Tuesday, August 30, 2016

Disability & The Gospel

Disability & The Gospel, How God Uses Our Brokenness to Display His Grace
by Michael S. Beates

I found this Kindle book on sale in Amazon today. I was attracted by the title and I so love the cover design. It's print list price is $15.99 and it's Kindle price is only $2.99.

I got a copy and started on it. I like it. I have just read the introduction so far and I think it's going to be a good read. Here are some excerpts. 

...the brokenness of lifelong disability leaves many people in a state of what some have called “chronic sorrow.” And too often, the Christian church in the West communicates to people that sorrow and brokenness are conditions we expect people to overcome and conquer...But the hard truth is some of us, by God’s difficult providence, find ourselves facing brokenness day in and day out with no prospect of a significant change in the situation. In fact, though you walk on with Christ, by faith, often with gritty devotion and hard work, not only does the situation not get better or go away, but too often it gets more and more difficult with every passing year.

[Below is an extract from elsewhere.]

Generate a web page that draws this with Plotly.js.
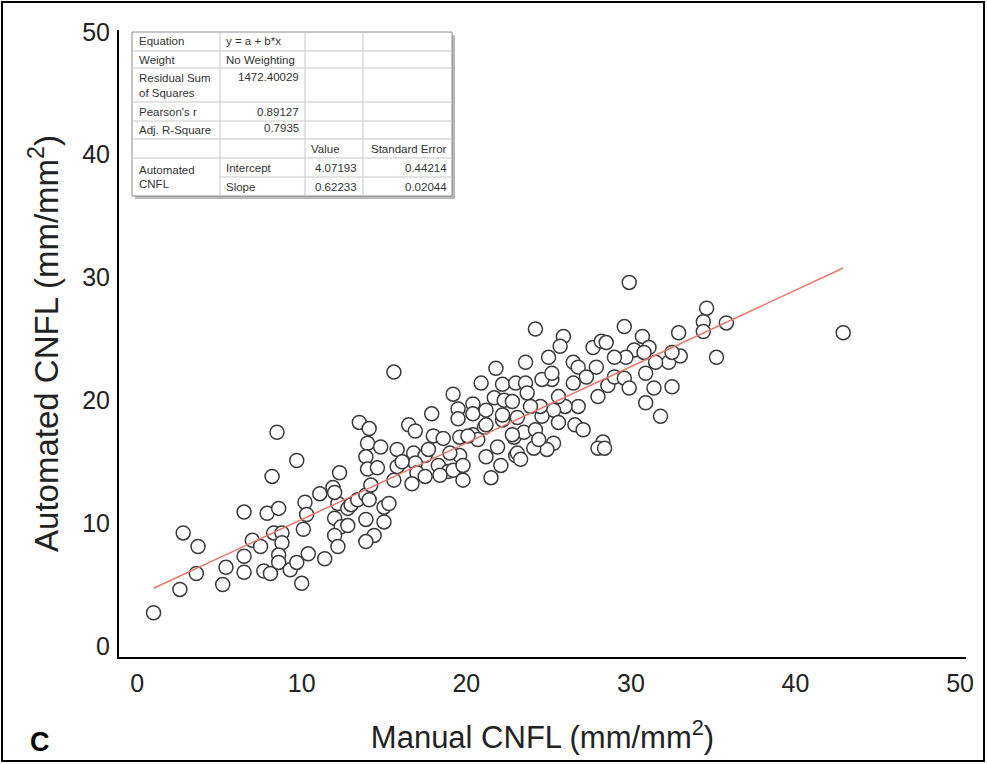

Why do we in the evangelical church in the West demand that everyone be “normal” and look the same? Why do we as a culture try so hard (and succeed so well!) at hiding people with disabilities from our everyday view? Why do people with visible and invisible brokenness often feel as though they have to hide the problem in order to join God’s people for worship?...and perhaps most importantly, what answers does the good news of the gospel give us for these questions, and how does the gospel give us hope in these situations?

But even a casual survey of most American congregations shows that these weaker, indispensable, and especially honorable members are, for the most part, simply not there. Or, if they are present, too often they are either separate from others (and I realize that this may be necessary in some cases) or they hide their brokenness behind masks of false happiness and superficial normality...We have been to churches where we have had to carry Jessica’s wheelchair over obstacles or up steps to get inside. We have experienced the quiet stares that betray an unspoken discomfort with our presence...the more vital problem is that the Christian community generally tends to keep people with disabilities marginalized in the church.

We must set out to destroy some dangerously outmoded concepts about people with disabilities and how they must be treated...once we have this base of Bible and history upon which to build, we can develop principles and outline a gospel paradigm that will help believers individually and churches corporately first to embrace their own brokenness and then equip them to embrace those more physically and visibly broken around them.

I have got lots to read and especially these two books with just the last sections to finish up but I can't wait to dig into this one and learn about the theology of disability and brokenness. 



  1. Look forward to reading your review of it Pearlie.

  2. Will do. It isn't a thick book. Will finish it quite soon.